With respect to the tracing of the rents, the court is well satisfied that there were rents that were property of the estate and that should have been turned over to the trustee. The debtors converted those rents to their own use by diverting them to Parta Valarta. Mrs. Johnson does not account for the use of the rents. She asserts without significant support that they were used in the maintenance of the buildings themselves. However, it is clear that if any of the rents were used in the maintenance or management of the building, all of the rents were not used in this fashion. It is also clear that the Johnsons could not have paid all their personal bills, particularly including legal bills, solely from the income arising from their employment. They needed addition money to support themselves and their legal adventures and used the rents for these purposes, including Parta Valarta.
The debtors argue that the trustee must trace — dollar for dollar — any rents into Parta Valarta. This is not necessary. The rationale behind the lowest intermediate balance test is that in a trust fund situation where trust funds and non-trust funds have been commingled, the fiduciary will first withdraw the non-trust fund money so that he will not violate his fiduciary duties and misappropriate trust funds for improper purposes. Property of the estate and the Johnsons' personal funds were commingled. Mrs. Johnson had an obligation to pay her personal expenses from her post-petition earnings and to turn over the rents — which were property of the estate — to the chapter 7 trustee. If the rationale of the lowest intermediate balance test is applied in this case, the funds withdrawn from the commingled account for personal expenditures would first have been withdrawn from her post-petition earnings. Since her earnings were insufficient to pay those expenses in full, she used the rents to satisfy those obligations. Parta Valarta is not a personal expense item. It was an investment.
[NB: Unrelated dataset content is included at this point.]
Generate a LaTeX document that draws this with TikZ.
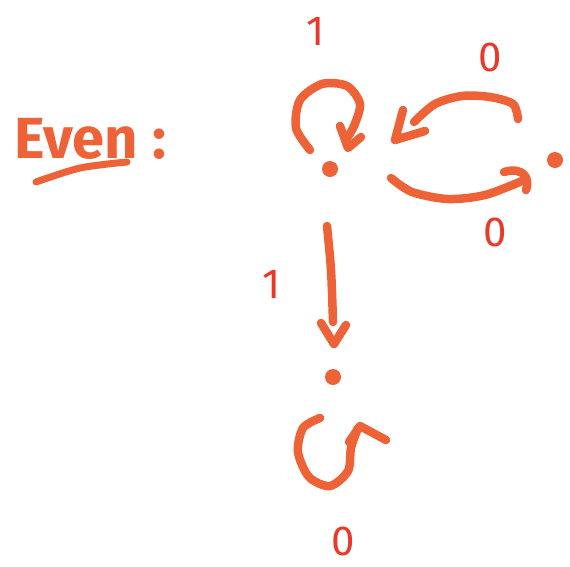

It is a separate and discrete asset and should have been funded only after Mrs. Johnson had paid her personal living expenses in full and only from post-petition earnings. These conditions were not, and could not, be satisfied. By analogy to the lowest intermediate balance test, the rents should be allocated to the investment that would not otherwise have been possible without the misappropriation of funds.
There is a second reason that the dollar-for-dollar tracing must be rejected. The debtor failed to provide the trustee with an accounting of her income and expenses as ordered by the court. At a recent hearing both she and her husband were held in contempt for this failure. She ought not be permitted to require the trustee to carefully trace the flow of the rents while she herself — with adequate information on hand to provide the required accountings — refuses to provide the trustee with the very information necessary to accomplish this task.
The court is well satisfied that but for the diversion of rents from the bankruptcy estate to Parta Valarta, the Parta Valarta investment would not have been feasible and would not have been made. The investment in Parta Valarta was made with the trustee's funds. The debtors' interest in Parta Valarta is recoverable by the trustee because it was made with the estate's funds. Additionally, the interest of the debtors' is held in constructive trust for the bankruptcy estate. Finally, the transfer of rents to the debtors' for investment purposes (or for any other purpose) was not authorized by the court and occurred post-petition. As such, it is avoidable un 11 U.S.C. § 549. The debtors' interest in Parta Valarta LLC is, therefore, property of the bankruptcy estate.